Let’s Look Beyond Borders
Putting the Poor Domestic TV Ratings from The Masters in Perspective
CBS released ratings from The Masters Final Round coverage on Sunday where Bubba Watson cruised to victory in a rather subdued back nine to capture his second green jacket by three strokes.
On Tuesday Sport Media Watch reported the Final Round coverage earned a 7.8 overnight rating down 24% from last year (10.2), and the lowest overnight for a final round since 2004 (7.3) when another lefty, Phil Mickelson, captured his first green jacket. The rating equates to ‘million’s of viewers’ meaning this year attracted 7.8 million viewers. This is well off the record in 1997 when Tiger Woods took the world by storm capturing his first Masters that attracted 15.8 million viewers to tune in.
What was not reported to give this ratings story more balance was that The Masters is now televised in over 200 countries worldwide, and in regions where golf is growing like never before. Did you know there could be in just a few years time over 40 million core golfers in China?

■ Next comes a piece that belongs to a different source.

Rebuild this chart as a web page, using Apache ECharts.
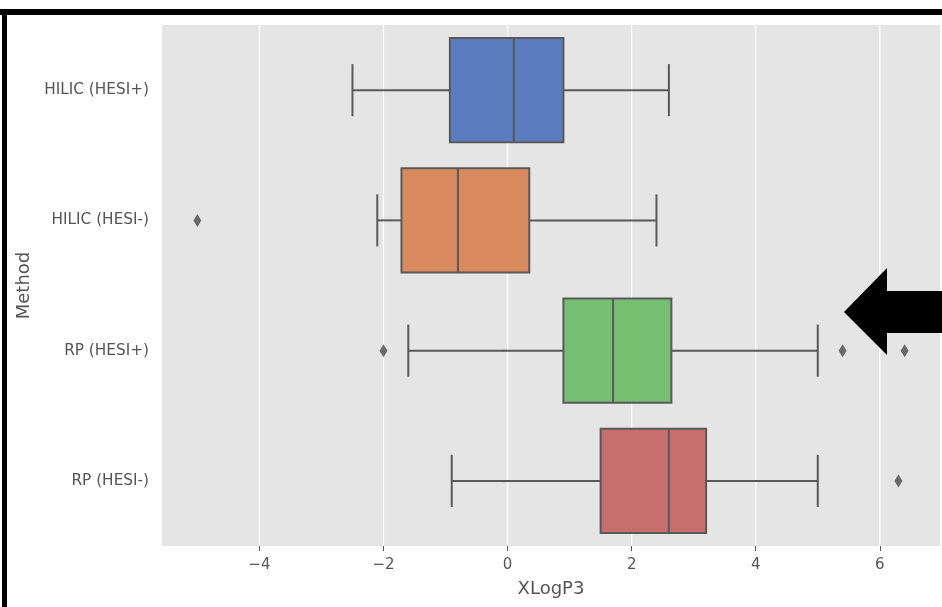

While the data is spotty on how many viewers actually tuned in globally to watch The Masters, you can bet that a conservative estimate would be one or two times the domestic market. When accessing the most densely populated counties in the world where golf is growing the fastest it’s China, South Korea, Brazil, Argentina and India that come to mind. Furthermore, when you convert even a subset of new golfers in those respective countries into eyeballs it becomes a significant amount that were no doubt watching golf’s most celebrated Major this past weekend.
This is the reason Augusta National Golf Club is making such efforts abroad with the recent invitation to the Asian Amateur Champion to play The Masters as they look to extend their brand worldwide and grow the game concurrently.
These are constant reminders that golf is a global game and the industry encompassing it whether it is events, golf courses, resorts or travel companies must be continually looking at the current state of the game with this mind set. In the end it’s what is going to keep it healthy and evolving.